Goalkeeper Stefan Frei, who enjoyed yet another imperious game between the pipes, suggested that the sludgy 80-degree heat “zapped our energy level a little bit and made it difficult.” But the impact of Vermes’ subs certainly played its part.
The most pronounced shift between Nagamura and Mustivar was the pressure in the central midfield. Nagamura only even attempted 11 passes in Seattle’s half which Mustivar attempted 23 and only missed four.
That consistent pressure over the final 45 forced Seattle’s central defensive pairing of Zach Scott and Brad Evans to keep a continuously burning watchfire for threats.
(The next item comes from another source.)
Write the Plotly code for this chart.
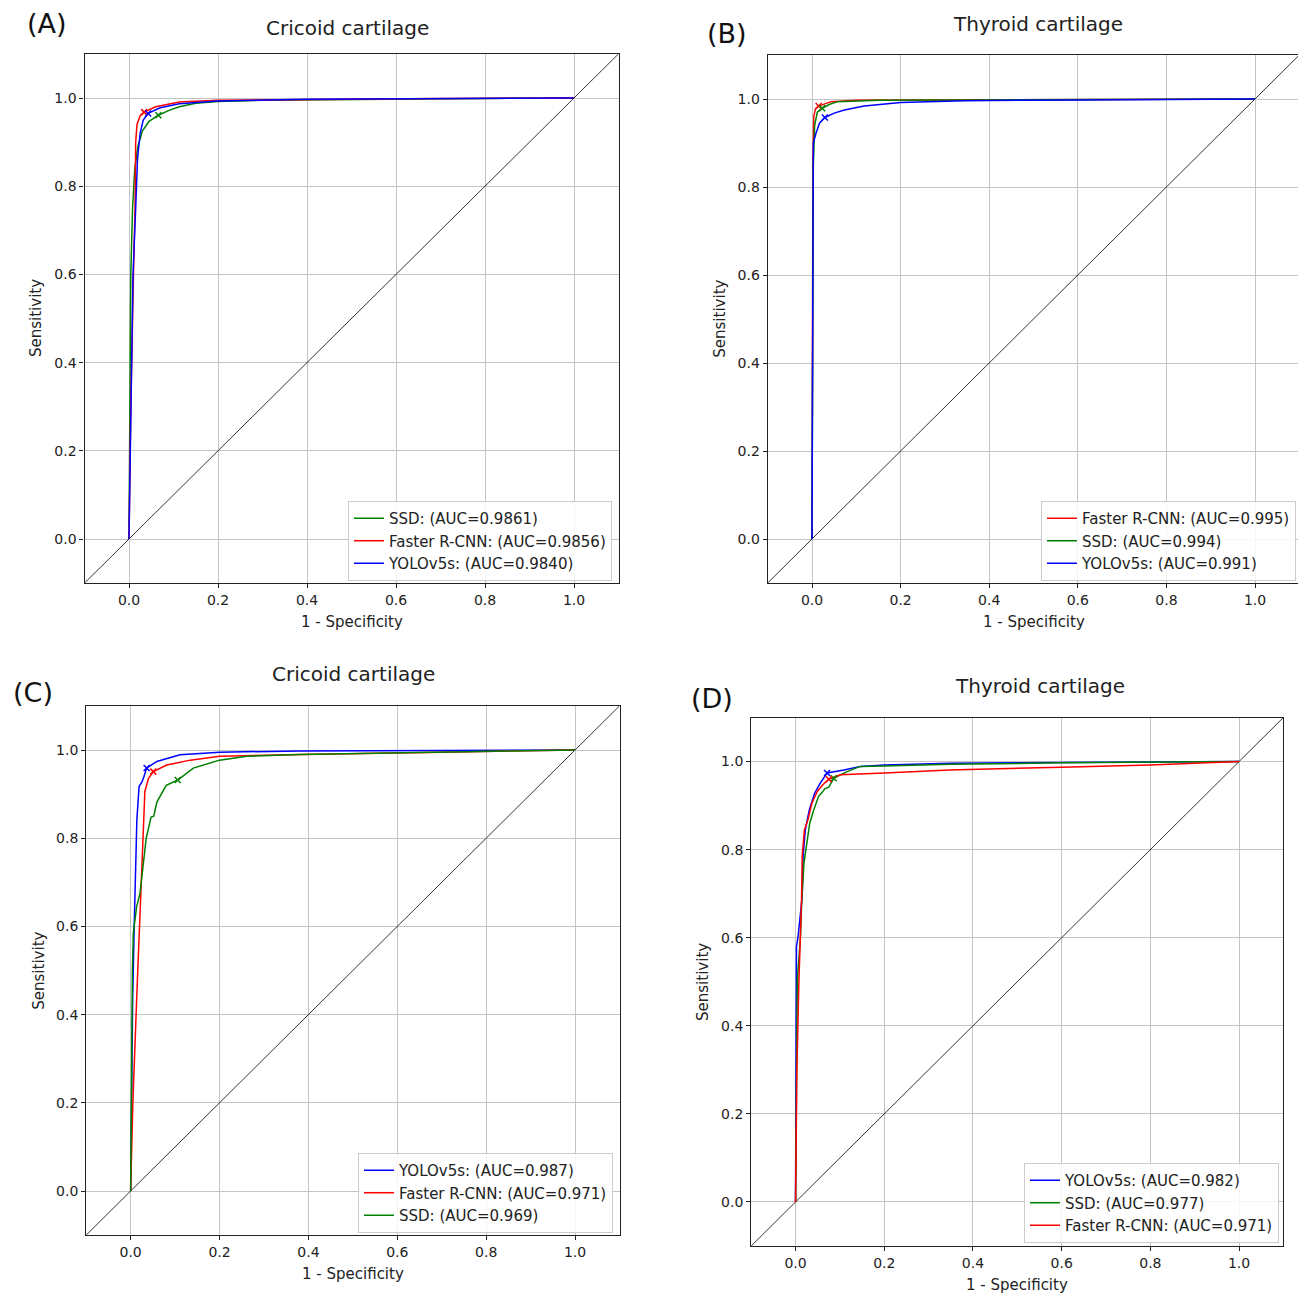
import plotly.graph_objects as go

# page body has an 8px margin; shift everything by it (the overflow on the right/bottom is blank)
OFF = 8
W, H = 1306 - OFF, 1294 - OFF

# ---------------- data ----------------
# Panel A (Cricoid cartilage)
a_ssd_x = [0, 0.002, 0.004, 0.008, 0.013, 0.02, 0.03, 0.045, 0.066, 0.09, 0.113, 0.15, 0.2, 0.3, 0.5, 0.8, 1.0]
a_ssd_y = [0, 0.3, 0.6, 0.75, 0.84, 0.89, 0.925, 0.947, 0.961, 0.972, 0.98, 0.988, 0.992, 0.995, 0.997, 0.999, 1.0]
a_frcnn_x = [0, 0.004, 0.01, 0.0136, 0.015, 0.018, 0.025, 0.034, 0.06, 0.113, 0.2, 0.4, 0.7, 1.0]
a_frcnn_y = [0, 0.3, 0.6, 0.75, 0.9, 0.94, 0.96, 0.968, 0.98, 0.991, 0.995, 0.997, 0.999, 1.0]
a_yolo_x = [0, 0.004, 0.009, 0.015, 0.019, 0.025, 0.032, 0.043, 0.07, 0.113, 0.2, 0.4, 0.7, 1.0]
a_yolo_y = [0, 0.3, 0.6, 0.75, 0.86, 0.92, 0.95, 0.965, 0.978, 0.987, 0.993, 0.997, 0.999, 1.0]
a_op = {"SSD": (0.066, 0.961), "Faster R-CNN": (0.034, 0.968), "YOLOv5s": (0.043, 0.965)}

# Panel B (Thyroid cartilage)
b_frcnn_x = [0, 0.001, 0.002, 0.004, 0.008, 0.015, 0.043, 0.1, 0.3, 1.0]
b_frcnn_y = [0, 0.5, 0.85, 0.96, 0.978, 0.984, 0.994, 0.997, 0.998, 1.0]
b_ssd_x = [0, 0.002, 0.003, 0.006, 0.012, 0.023, 0.04, 0.058, 0.15, 0.4, 1.0]
b_ssd_y = [0, 0.5, 0.85, 0.94, 0.97, 0.979, 0.988, 0.994, 0.997, 0.998, 1.0]
b_yolo_x = [0, 0.001, 0.002, 0.003, 0.009, 0.017, 0.029, 0.05, 0.073, 0.118, 0.2, 0.345, 0.6, 1.0]
b_yolo_y = [0, 0.5, 0.8, 0.9, 0.922, 0.945, 0.958, 0.968, 0.975, 0.984, 0.992, 0.996, 0.998, 1.0]
b_op = {"Faster R-CNN": (0.015, 0.984), "SSD": (0.023, 0.979), "YOLOv5s": (0.029, 0.958)}

# Panel C (Cricoid cartilage)
c_yolo_x = [0, 0.002, 0.0045, 0.008, 0.0097, 0.01, 0.014, 0.019, 0.026, 0.03, 0.036, 0.059, 0.111, 0.2, 0.382, 1.0]
c_yolo_y = [0, 0.2, 0.433, 0.6, 0.66, 0.675, 0.842, 0.917, 0.929, 0.94, 0.959, 0.974, 0.989, 0.995, 0.998, 1.0]
c_frcnn_x = [0, 0.005, 0.0135, 0.0196, 0.0225, 0.025, 0.032, 0.04, 0.051, 0.081, 0.134, 0.2, 0.382, 0.7, 1.0]
c_frcnn_y = [0, 0.2, 0.433, 0.6, 0.66, 0.729, 0.906, 0.935, 0.951, 0.966, 0.977, 0.986, 0.99, 0.995, 1.0]
c_ssd_x = [0, 0.002, 0.004, 0.006, 0.0135, 0.021, 0.027, 0.035, 0.046, 0.052, 0.059, 0.08, 0.106, 0.141, 0.2, 0.262, 0.382, 0.7, 1.0]
c_ssd_y = [0, 0.3, 0.5, 0.585, 0.645, 0.675, 0.729, 0.8, 0.848, 0.85, 0.882, 0.92, 0.932, 0.959, 0.977, 0.986, 0.99, 0.996, 1.0]
c_op = {"YOLOv5s": (0.036, 0.959), "Faster R-CNN": (0.051, 0.951), "SSD": (0.106, 0.932)}

# Panel D (Thyroid cartilage)
d_yolo_x = [0, 0.001, 0.002, 0.006, 0.01, 0.015, 0.017, 0.022, 0.031, 0.043, 0.055, 0.071, 0.109, 0.146, 0.2, 0.348, 0.6, 1.0]
d_yolo_y = [0, 0.3, 0.579, 0.605, 0.65, 0.694, 0.785, 0.845, 0.89, 0.928, 0.95, 0.974, 0.981, 0.989, 0.992, 0.996, 0.998, 1.0]
d_ssd_x = [0, 0.002, 0.004, 0.011, 0.014, 0.019, 0.025, 0.032, 0.041, 0.052, 0.06, 0.066, 0.075, 0.086, 0.116, 0.146, 0.2, 0.348, 0.6, 1.0]
d_ssd_y = [0, 0.4, 0.505, 0.6, 0.685, 0.77, 0.815, 0.86, 0.89, 0.921, 0.93, 0.938, 0.942, 0.962, 0.977, 0.989, 0.99, 0.994, 0.997, 1.0]
d_frcnn_x = [0, 0.003, 0.0075, 0.011, 0.0135, 0.015, 0.02, 0.028, 0.037, 0.049, 0.062, 0.075, 0.101, 0.2, 0.348, 0.6, 0.8, 1.0]
d_frcnn_y = [0, 0.3, 0.5, 0.6, 0.685, 0.785, 0.845, 0.868, 0.906, 0.932, 0.948, 0.96, 0.97, 0.974, 0.981, 0.987, 0.992, 1.0]
d_op = {"YOLOv5s": (0.071, 0.974), "SSD": (0.086, 0.962), "Faster R-CNN": (0.075, 0.96)}

diag = [-0.1, 1.1]
tick_vals = [0.0, 0.2, 0.4, 0.6, 0.8, 1.0]
tick_text = ["0.0", "0.2", "0.4", "0.6", "0.8", "1.0"]

COL = {"SSD": "#008000", "Faster R-CNN": "#ff0000", "YOLOv5s": "#0000ff"}

panels = [
    dict(title="Cricoid cartilage", label="(A)",
         series=[("SSD", a_ssd_x, a_ssd_y, "0.9861"),
                 ("Faster R-CNN", a_frcnn_x, a_frcnn_y, "0.9856"),
                 ("YOLOv5s", a_yolo_x, a_yolo_y, "0.9840")],
         op=a_op, px=(84.5, 618.5), py=(53.9, 583.1),
         title_xy=(347, 28), label_xy=(47, 24), leg=(612, 581)),
    dict(title="Thyroid cartilage", label="(B)",
         series=[("Faster R-CNN", b_frcnn_x, b_frcnn_y, "0.995"),
                 ("SSD", b_ssd_x, b_ssd_y, "0.994"),
                 ("YOLOv5s", b_yolo_x, b_yolo_y, "0.991")],
         op=b_op, px=(767.7, 1299.3), py=(55.0, 583.0),
         title_xy=(1038, 24), label_xy=(727, 33), leg=(1296, 581)),
    dict(title="Cricoid cartilage", label="(C)",
         series=[("YOLOv5s", c_yolo_x, c_yolo_y, "0.987"),
                 ("Faster R-CNN", c_frcnn_x, c_frcnn_y, "0.971"),
                 ("SSD", c_ssd_x, c_ssd_y, "0.969")],
         op=c_op, px=(86.2, 619.5), py=(705.9, 1235.1),
         title_xy=(353, 674), label_xy=(33, 692), leg=(613, 1233)),
    dict(title="Thyroid cartilage", label="(D)",
         series=[("YOLOv5s", d_yolo_x, d_yolo_y, "0.982"),
                 ("SSD", d_ssd_x, d_ssd_y, "0.977"),
                 ("Faster R-CNN", d_frcnn_x, d_frcnn_y, "0.971")],
         op=d_op, px=(751.2, 1283.4), py=(717.5, 1246.0),
         title_xy=(1040, 686), label_xy=(712, 698), leg=(1279, 1243)),
]


def fx(px):
    return (px - OFF) / W


def fy(py):
    return 1 - (py - OFF) / H


FONT = "DejaVu Sans"
fig = go.Figure()
annotations = []
layout_upd = {}

for i, p in enumerate(panels):
    n = i + 1
    xa = "x" if n == 1 else f"x{n}"
    ya = "y" if n == 1 else f"y{n}"
    xkey = "xaxis" if n == 1 else f"xaxis{n}"
    ykey = "yaxis" if n == 1 else f"yaxis{n}"
    lkey = "legend" if n == 1 else f"legend{n}"
    lref = "legend" if n == 1 else f"legend{n}"

    x0, x1 = fx(p["px"][0]), fx(p["px"][1])
    y0, y1 = fy(p["py"][1]), fy(p["py"][0])

    # diagonal reference line
    fig.add_trace(go.Scatter(x=diag, y=diag, mode="lines",
                             line=dict(color="black", width=0.8),
                             showlegend=False, hoverinfo="skip",
                             xaxis=xa, yaxis=ya))
    for name, xs, ys, auc in p["series"]:
        fig.add_trace(go.Scatter(x=xs, y=ys, mode="lines",
                                 line=dict(color=COL[name], width=1.5),
                                 name=f"{name}: (AUC={auc})",
                                 legend=lref, xaxis=xa, yaxis=ya))
    for name, xs, ys, auc in p["series"]:
        ox, oy = p["op"][name]
        fig.add_trace(go.Scatter(x=[ox], y=[oy], mode="markers",
                                 marker=dict(symbol="x-thin", size=6,
                                             line=dict(color=COL[name], width=1.5),
                                             color=COL[name]),
                                 showlegend=False, xaxis=xa, yaxis=ya))

    axis_common = dict(range=[-0.1, 1.1], tickvals=tick_vals, ticktext=tick_text,
                       showline=True, mirror=True, linecolor="#222", linewidth=1.2,
                       ticks="outside", ticklen=4, tickcolor="#222", tickwidth=1,
                       showgrid=True, gridcolor="#c4c4c4", gridwidth=1.4,
                       zeroline=False, tickfont=dict(family=FONT, size=14, color="#222"))
    layout_upd[xkey] = dict(axis_common, domain=[x0, x1], anchor=ya)
    layout_upd[ykey] = dict(axis_common, domain=[y0, y1], anchor=xa)

    layout_upd[lkey] = dict(x=fx(p["leg"][0]), y=fy(p["leg"][1]),
                            xanchor="right", yanchor="bottom",
                            bgcolor="rgba(255,255,255,0.85)", bordercolor="#cccccc",
                            borderwidth=1, font=dict(family=FONT, size=15, color="#222"),
                            traceorder="normal", itemwidth=30)

    annotations.append(dict(text=p["title"], x=fx(p["title_xy"][0]), y=fy(p["title_xy"][1]),
                            xref="paper", yref="paper", showarrow=False,
                            xanchor="center", yanchor="middle",
                            font=dict(family=FONT, size=20, color="#222")))
    annotations.append(dict(text=p["label"], x=fx(p["label_xy"][0]), y=fy(p["label_xy"][1]),
                            xref="paper", yref="paper", showarrow=False,
                            xanchor="center", yanchor="middle",
                            font=dict(family=FONT, size=27, color="#111")))
    cx = (p["px"][0] + p["px"][1]) / 2
    annotations.append(dict(text="1 - Specificity", x=fx(cx), y=fy(p["py"][1] + 39),
                            xref="paper", yref="paper", showarrow=False,
                            xanchor="center", yanchor="middle",
                            font=dict(family=FONT, size=15, color="#222")))
    cy = (p["py"][0] + p["py"][1]) / 2
    annotations.append(dict(text="Sensitivity", x=fx(p["px"][0] - 48), y=fy(cy),
                            xref="paper", yref="paper", showarrow=False, textangle=-90,
                            xanchor="center", yanchor="middle",
                            font=dict(family=FONT, size=15, color="#222")))

fig.update_layout(width=W, height=H, margin=dict(l=0, r=0, t=0, b=0),
                  plot_bgcolor="white", paper_bgcolor="white",
                  annotations=annotations, **layout_upd)

fig.write_html("out.html")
When Dwyer finally doused it with 80 minutes remaining, Seattle’s overloaded middle could only look at Mustivar’s purring engine as a primary culprit.
“They kind of overwhelmed us a little bit in the middle,” Pineda said. “That created for them better space to play and move. I think we never could resolve that issue.”
The result is hardly catastrophic for the Sounders, and the point kept a level of stasis in the Western Conference. It disallowed SKC from leaping above Seattle in the standings, as the Sounders still has a one-point edge on SKC with three regular season games to go. San Jose’s late winner over Real Salt Lake on Sunday tightened the screws on the playoff chase, and Seattle holds just a three-point edge on the last team currently outside the playoffs. The last few weeks of the season remain as intriguing as ever.
Still, there was a general sense on Sunday that as nice as a road point was, the Sounders left two behind.
“It’s a result on the road, but I think we’re all a bit disappointed because we put in a really good first half and had our chance to put them away in the second half, probably,” Frei said. “Good effort. I think a better effort for us, and so that’s why we’re a bit disappointed with just one point. But still, keeps the train rolling, keeps the points coming in, and we have to focus on the next one.”